The Swedish edition of 18 Hits, also released in 2005, featured four Swedish language recordings instead of the four non-English versions: "Waterloo", "Honey Honey", "Ring Ring (Bara Du Slog En Signal)" and "Åh Vilka Tider". This is the first ABBA CD to include "Åh Vilka Tider", which had originally been released as the B-side to the Swedish version of "Ring Ring". It would also appear worldwide on The Complete Studio Recordings. A budget-priced DVD entitled 16 Hits was released simultaneously.

While numerous other similar hits compilations with the group have been released both before and since, 18 Hits has proved to be one of Universal Music's bestselling ABBA products, peaking in the Top 10 in Poland and the Top 20 in the UK, Spain and Hungary and re-entering the charts in many territories after the premiere of movie Mamma Mia! in the summer of 2008. It never included any songs from The Visitors or any other songs released from 1981 to 1982.

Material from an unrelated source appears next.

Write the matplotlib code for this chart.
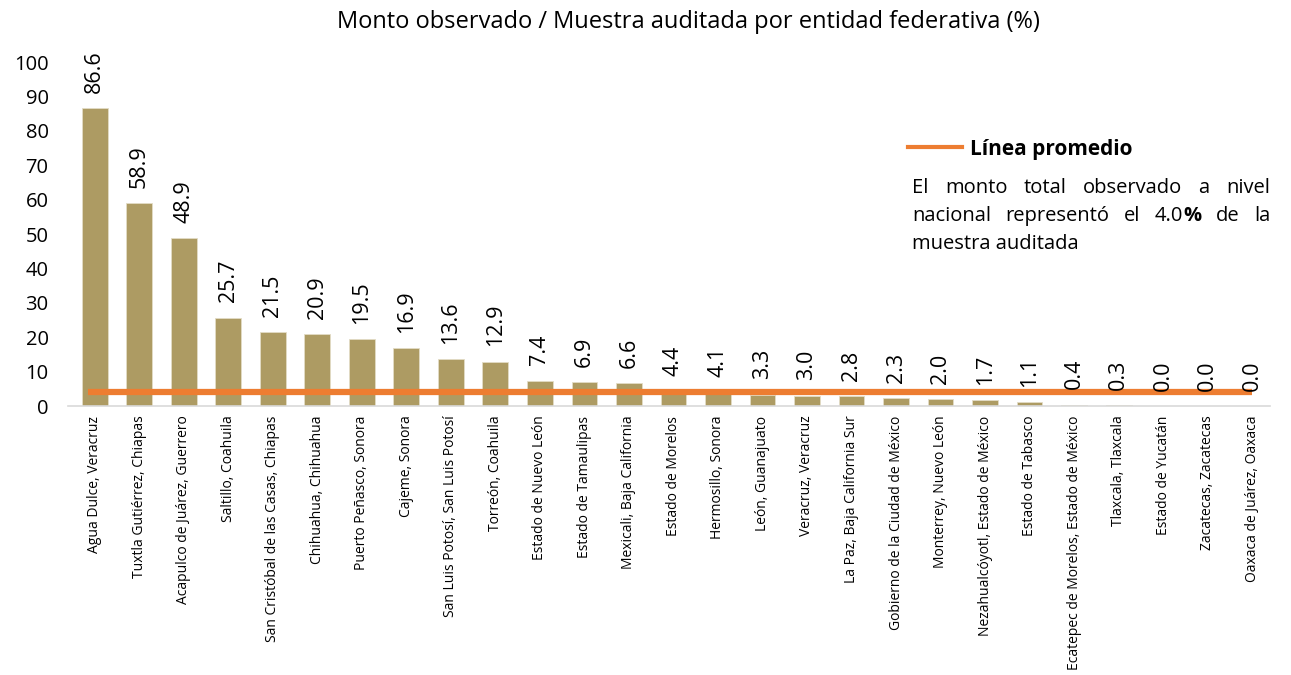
import matplotlib.pyplot as plt

# Datos del grafico
entidades = [
    "Agua Dulce, Veracruz", "Tuxtla Gutiérrez, Chiapas", "Acapulco de Juárez, Guerrero",
    "Saltillo, Coahuila", "San Cristóbal de las Casas, Chiapas", "Chihuahua, Chihuahua",
    "Puerto Peñasco, Sonora", "Cajeme, Sonora", "San Luis Potosí, San Luis Potosí",
    "Torreón, Coahuila", "Estado de Nuevo León", "Estado de Tamaulipas",
    "Mexicali, Baja California", "Estado de Morelos", "Hermosillo, Sonora",
    "León, Guanajuato", "Veracruz, Veracruz", "La Paz, Baja California Sur",
    "Gobierno de la Ciudad de México", "Monterrey, Nuevo León",
    "Nezahualcóyotl, Estado de México", "Estado de Tabasco",
    "Ecatepec de Morelos, Estado de México", "Tlaxcala, Tlaxcala",
    "Estado de Yucatán", "Zacatecas, Zacatecas", "Oaxaca de Juárez, Oaxaca",
]
porcentajes = [86.6, 58.9, 48.9, 25.7, 21.5, 20.9, 19.5, 16.9, 13.6, 12.9, 7.4, 6.9,
               6.6, 4.4, 4.1, 3.3, 3.0, 2.8, 2.3, 2.0, 1.7, 1.1, 0.4, 0.3, 0.0, 0.0, 0.0]
promedio = 4.0
yticks = [0, 10, 20, 30, 40, 50, 60, 70, 80, 90, 100]

plt.rcParams["font.family"] = ["Open Sans", "DejaVu Sans"]

fig = plt.figure(figsize=(12.91, 6.75), dpi=100)
ax = fig.add_axes([0.0527, 0.3985, 0.931, 0.5095])

x = list(range(len(entidades)))
ax.bar(x, porcentajes, width=0.58, color="#AD9B63", edgecolor="#E3DCC6", linewidth=0.6, zorder=2)
ax.plot([x[0] - 0.15] + x[1:], [promedio] * len(x), color="#ED7D31", linewidth=4.5,
        solid_capstyle="butt", zorder=3)

for xi, v in zip(x, porcentajes):
    ax.annotate(f"{v:.1f}", (xi, v), xytext=(0, 11), textcoords="offset points",
                rotation=90, ha="center", va="bottom", fontsize=15.5)

ax.set_xlim(-0.6, 26.4)
ax.set_ylim(0, 100)
ax.set_yticks(yticks)
ax.tick_params(axis="y", length=0, labelsize=14.5, pad=14)
ax.set_xticks(x)
ax.set_xticklabels(entidades, rotation=90, fontsize=10)
ax.tick_params(axis="x", length=0, pad=7)
for s in ["top", "right", "left"]:
    ax.spines[s].set_visible(False)
ax.spines["bottom"].set_color("#D9D9D9")
ax.spines["bottom"].set_linewidth(1.2)

fig.text(688 / 1291, 0.967, "Monto observado / Muestra auditada por entidad federativa (%)",
         ha="center", va="center", fontsize=17)

# Leyenda manual
fig.add_artist(plt.Line2D([908 / 1291, 962 / 1291], [1 - 147 / 675] * 2,
                          color="#ED7D31", linewidth=3))
fig.text(970 / 1291, 1 - 149 / 675, "Línea promedio", fontsize=15, fontweight="bold",
         ha="left", va="center")

# Parrafo justificado
fig.canvas.draw()
renderer = fig.canvas.get_renderer()
x0, x1 = 912, 1270
lineas = [
    [("El",), ("monto",), ("total",), ("observado",), ("a",), ("nivel",)],
    [("nacional",), ("representó",), ("el",), ("4.0", "%"), ("de",), ("la",)],
    [("muestra auditada",)],
]
ys = [188, 216, 244]
for palabras, yl in zip(lineas, ys):
    grupos = []
    for p in palabras:
        piezas = []
        t = fig.text(0, 1 - yl / 675, p[0], fontsize=14.5, ha="left", va="center")
        piezas.append((t, t.get_window_extent(renderer).width))
        if len(p) == 2:
            t2 = fig.text(0, 1 - yl / 675, p[1], fontsize=14.5, fontweight="bold",
                          ha="left", va="center")
            piezas.append((t2, t2.get_window_extent(renderer).width))
        grupos.append(piezas)
    anchos = [sum(w for _, w in g) for g in grupos]
    hueco = (x1 - x0 - sum(anchos)) / (len(grupos) - 1) if len(grupos) > 1 else 0
    pos = x0
    for g, w in zip(grupos, anchos):
        px = pos
        for t, wi in g:
            t.set_x(px / 1291)
            px += wi
        pos += w + hueco

fig.savefig("out.png", dpi=100)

This compilation is not available digitally, as many tracks, featured in this compilation, are part of other ABBA compilations available in digital distribution. It is, eventually, still repressed on CD for many regions of the world.

Professional ratings
Review scores
| Source | Rating |
| AllMusic | Star Half star |

==Track listing==

| No. | Title | Writer(s) | Length |
|---|---|---|---|
| 1. | "The Winner Takes It All" |  | 4:56 |
| 2. | "Super Trouper" |  | 4:14 |
| 3. | "Waterloo" | Andersson, Stig Anderson, Ulvaeus | 2:47 |
| 4. | "Gimme! Gimme! Gimme! (A Man After Midnight)" |  | 4:51 |
| 5. | "The Name of the Game" | Andersson, Anderson, Ulvaeus | 4:52 |
| 6. | "Ring Ring" | Andersson, Anderson, Ulvaeus, Neil Sedaka, Phil Cody | 3:04 |
| 7. | "I Do, I Do, I Do, I Do, I Do" | Andersson, Anderson, Ulvaeus | 3:17 |
| 8. | "SOS" | Andersson, Anderson, Ulvaeus | 3:21 |
| 9. | "Fernando" | Andersson, Anderson, Ulvaeus | 4:13 |
| 10. | "Hasta Mañana" | Andersson, Anderson, Ulvaeus | 3:08 |
| 11. | "Mamma Mia" | Andersson, Anderson, Ulvaeus | 3:33 |
| 12. | "Lay All Your Love on Me" |  | 4:36 |
| 13. | "Thank You for the Music" |  | 3:50 |
| 14. | "Happy New Year" |  | 4:24 |
| 15. | "Honey Honey (Swedish Version)" | Andersson, Anderson, Ulvaeus | 2:58 |
| 16. | "Waterloo (French Version)" | Andersson, Anderson, Ulvaeus | 2:41 |
| 17. | "Ring Ring (German Version)" | Andersson, Anderson, Ulvaeus, Sedaka, Cody | 3:10 |
| 18. | "Dame! Dame! Dame!" (Spanish version of "Gimme! Gimme! Gimme! (A Man After Midnight)") |  | 4:52 |

==Personnel==

- Agnetha Fältskog – lead vocals (1, 4, 8, 10, 12, 13–14, 18), co-lead vocals (3, 5, 6–7, 11, 15–17), backing vocals
- Anni-Frid Lyngstad – lead vocals (2, 9), co-lead vocals (3, 5–7, 11, 15–17), backing vocals
- Björn Ulvaeus – acoustic guitar, backing vocals
- Benny Andersson – synthesizer, keyboards, backing vocals

==Charts==

===Weekly charts===

| Chart (2006) | Peak position |
|---|---|
| Australian Albums (ARIA) | 32 |
| Belgian Mid Price (Ultratop Wallonia) | 1 |

| Chart (2007) | Peak position |
|---|---|
| Spanish Albums (Promusicae) | 17 |

| Chart (2008) | Peak position |
|---|---|
| Danish Albums (Hitlisten) | 39 |
| Hungarian Albums (MAHASZ) | 19 |
| Irish Albums (IRMA) | 7 |
| UK Albums (Official Charts) | 15 |

| Chart (2012) | Peak position |
|---|---|
| French Albums (SNEP) | 82 |

| Chart (2017) | Peak position |
|---|---|
| Polish Albums (ZPAV) | 1 |

| Chart (2018) | Peak position |
|---|---|
| Portuguese Albums (AFP) | 15 |

===Year-end charts===

| Chart (2012) | Position |
|---|---|
| UK Albums (OCC) | 183 |
| Chart (2013) | Position |
| UK Albums (OCC) | 128 |
| Chart (2018) | Position |
| Polish Albums (ZPAV) | 45 |

== Certifications ==

| Region | Certification | Certified units/sales |
| Australia (ARIA) | 4× Platinum | 280,000^{^} |
| Belgium (BRMA) | Platinum | 50,000^{*} |
| Brazil (Pro-Música Brasil) | Platinum | 125,000^{*} |
| Germany (BVMI) | 2× Platinum | 400,000^{‡} |
| Poland (ZPAV) | 2× Platinum | 40,000^{‡} |
| Russia (NFPF) | 2× Platinum | 40,000^{*} |
| United Kingdom (BPI) | Platinum | 300,000^{^} |
Summaries
| Europe (IFPI) | Platinum | 1,000,000^{*} |
^{*} Sales figures based on certification alone. ^{^} Shipments figures based on certification alone. ^{‡} Sales+streaming figures based on certification alone.